The corpus callosum is a band of tissue made up of around 300 million nerve fibers that transmit signals between the two hemispheres of the brain. It helps to share and integrate information processed by the brain, but in children with epilepsy, the corpus callosum allows the abnormal brain activity occurring in one hemisphere to travel and influence the other.
In generalized seizures, neurons fire in abnormal patterns and at elevated rates across both hemispheres of the brain. Because of the corpus callosum’s role in distributing activity between the two sides of brain, it often plays an active part in generalized seizures, particularly in cases where the child is experiencing seizures due to bilaterally synchronous brain discharges.
What Is a Corpus Callosotomy?
In order to reduce or eliminate seizures, the corpus callosum is either partially or completely severed. This stops most of the activity related to a child’s seizures from traveling between the two hemispheres and disrupts synchronous brain discharges.
Not all activity between cerebral hemispheres is stopped, even in a complete corpus callosotomy, though the activity is diminished. Seizures may sometimes persist after a corpus callosotomy, though they are typically less severe.
How Does a Corpus Callosotomy Work?
A comprehensive pre-surgical evaluation will be conducted by the pediatric neurologist to ensure that the child is a good candidate for the procedure. Typically, less invasive approaches such as anti-epileptic medication or vagal nerve stimulation will be tried first.

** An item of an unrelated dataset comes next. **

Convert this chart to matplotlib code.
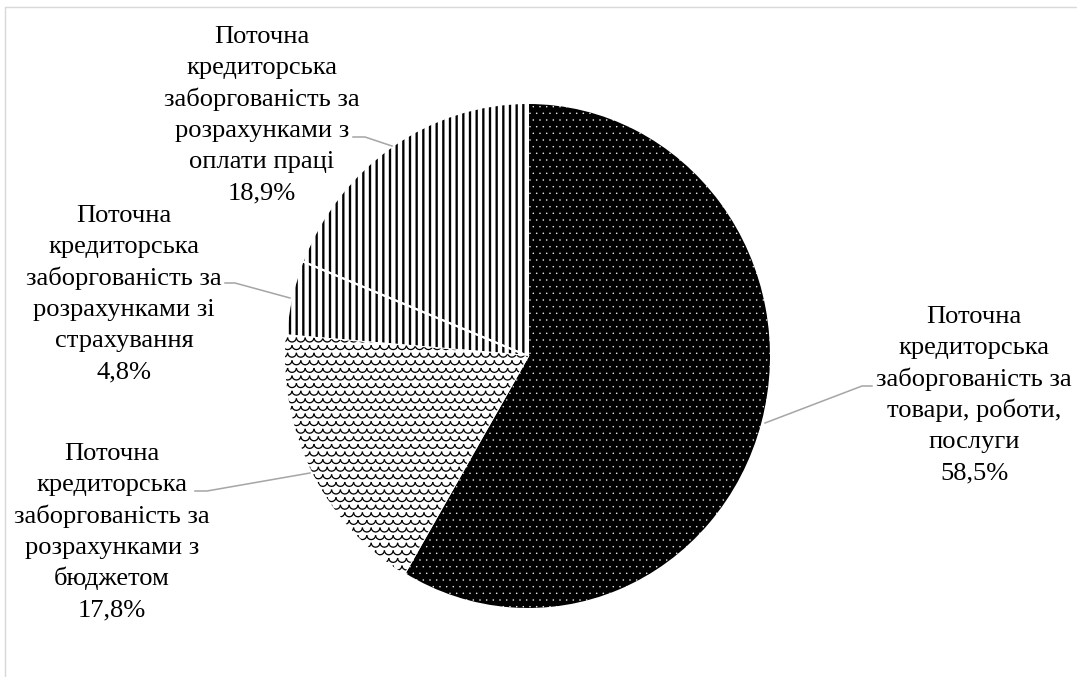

In some cases, the corpus callosotomy may be performed in two stages. During the first surgery, only the front portion of the corpus callosum is cut, leaving the back section intact. If the child’s seizures continue, then a second corpus callosotomy is performed to cut the remaining connection.
Because a corpus callosotomy requires general anesthesia, a period of fasting needs to be observed beforehand and part or all the child’s head will be shaved. Children typically spend a couple days in the intensive care unit after the procedure, and around a week at the hospital.
Side effects of a corpus callosotomy depend on the parts of the brain affected by seizures and the extent to which the callosum was severed. In patients that have a received a complete corpus callosotomy, there is a risk of developing problems with coordination or information processing. However, the risk of these problems is reduced in children and many symptoms can be treated with regular physical and occupational therapy.
Who Benefits from Receiving a Corpus Callosotomy?
When developing a treatment for a child with epilepsy, the pediatric neurologist will most often first attempt treatment with medication. However, if the child’s seizures persist for at least two years after treatment with medication begins, and if a single source for the seizures in the brain cannot be identified, then a corpus callosotomy may be necessary.
The corpus callosotomy is particular effective in treating atonic seizures, also called “drop attacks” due the loss of muscle tension that causes the child’s body to go limp, often causing them to drop to the ground. However, this procedure can also be used to treat tonic-clonic or other generalized seizures.